New South Wales - Hartley
Hartley Historic Village
Hartley was founded in the 1830s and grew into the 1860s, at which point it was left off of the railway. Despite that crushing blow, Hartley stuck around long enough for tourism traffic to start to rise as roads became developed and cars became reliable. After its last hurrah post-World War II, the Great Western Highway was realigned, and that was all for Hartley. Fortunately, instead of letting the buildings deteriorate, the National Parks and Wildlife Service bought it and preserved what was left of historic Hartley.

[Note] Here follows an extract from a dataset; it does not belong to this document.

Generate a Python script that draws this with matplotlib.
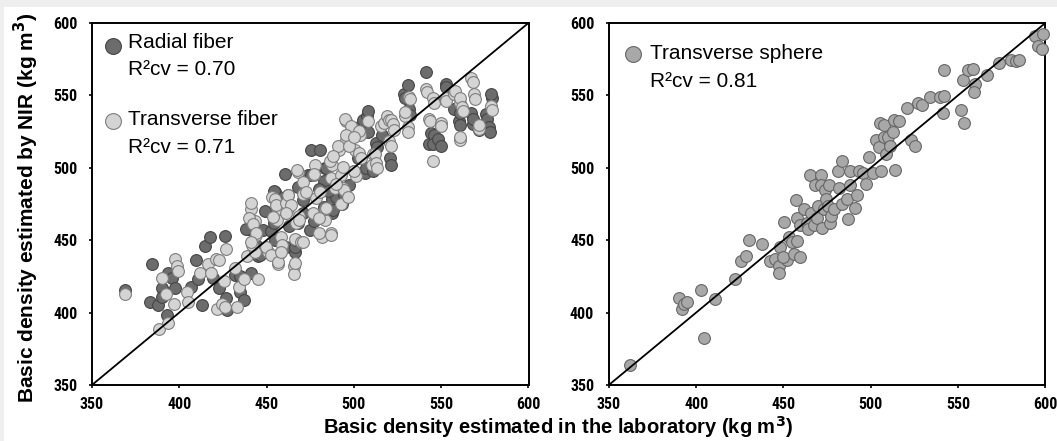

Enter from Highway A32, and the first building on your left is Old Trahlee Cottage, built in 1846-1854. It is now an inn for people who want to waste money to say they slept in an old house. If you were to turn sharp left here, you would see the Hartley Colonial Homestead and St. John's Anglican Church. Unfortunately, I failed to turn sharp left here.
Next up on our tour, the 1842 St. Bernard's Catholic Church and its 1845 presbytery.
Step right up to Farmers Inn (1843), now the visitor information centre.
Next on our tour, the 1860s Ivy Cottage and the 1842 Shamrock Inn, which despite its original purpose is no longer an inn. Or anything. You can see pieces of St. Bernard's and Farmers Inn just behind Ivy Cottage.
On the return trip, look left and spot this 1945 garage. Though not the same type of historic as the other buildings in the village, the old signs for the garage and Golden Fleece Oils and Greases are worth saving.
Last and least new, the 1837 sandstone court house (all stone buildings in this town use sandstone).